I am referring to the bombshell dropped on the court by lead defense attorney, J. Cheney Mason. For reasons that may very well stay sealed until the conclusion of the trial, amongst rumors of photoshopping evidence pictures and witness tampering, Mason iniatied an off the record sidebar followed by an incamera meeting someone decided the defendant would not attend.

The dissention in the ranks seemed to stem from Friday’s rookie error, made by Mason, a criminal defense attorney with nearly 40 years of experience and considered one of the “super lawyers” in the State of Florida.

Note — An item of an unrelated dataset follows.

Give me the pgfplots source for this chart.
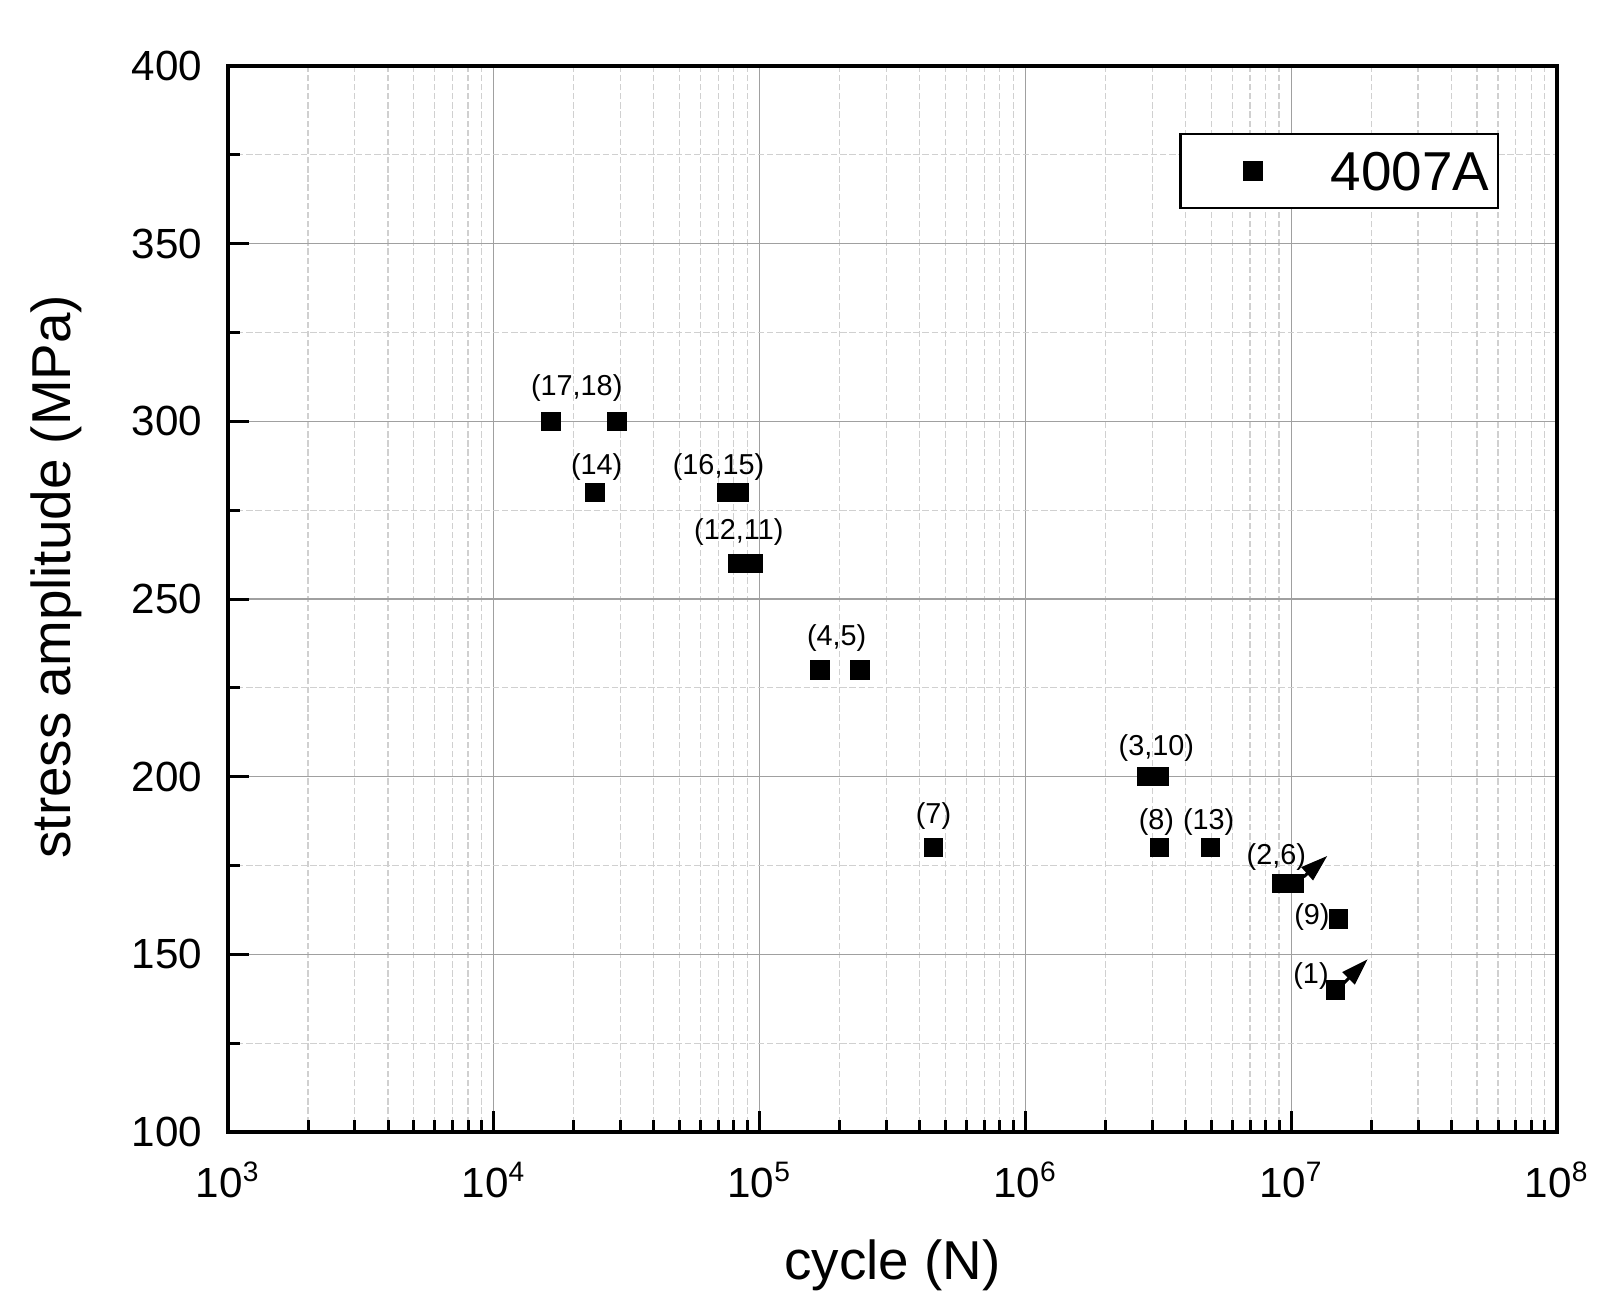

Mason asked first responder deputy Ryan Eberlin, of the OCSO if he placed Casey Anthony in handcuffs at the Anthony home , opening the door to the prosecution to allow the deputy to explain, in front of the jury, that he did so at the request of Cindy Anthony after providing proof her daughter fraudulently used her credit cards.

(Editor’s Note: I was so stunned by this ginormous snafu I considered the possibility Mason did so to get fired on purpose. Given Saturday’s events, my jury is still out on that one.)

Mason is Out

With Tru Tv’s Insession and other various local affiliates geared up for all day Saturday coverage, this presented the unique problem of having a day of rampant legal speculation as to what could have caused Judge Perry, who already scheduled an extended Saturday as a sanction to the defense for it’s third contempt of an order regarding expert witness testimony, ran through every option.

Based on the fact that immediately after court was recessed until 8:30 AM this morning, Jose Baez informed Dot Simms she would need to accompany State Attorney Jeff Ashton for the afternoon deposition of Dr. Kenneth Furton, that he could not, so she “just had to”, and the immediate seal of both the sidebar and incamera session, it is clear there are very limited reasons for the kerfeffel under Florida Law.

They are:

Jury related issue: Impossible as the court reporter left immediately after the recess. If that were the case, Judge Perry would have been required to address the issue immediately on the record, and with counsel present.

Pending Witness testimony Issue: Would not require recess, would not allow for closed proceedings and sealed transcripts, and there were 7 defense witnesses at the court house waiting to be called.

Plea Deal: Again, would not require in camera session without the defendant.

Misconduct: ding ding ding.. We have a winner.

Health Issue: Possible, but highly unlikely given we are looking at only about another week of testimony.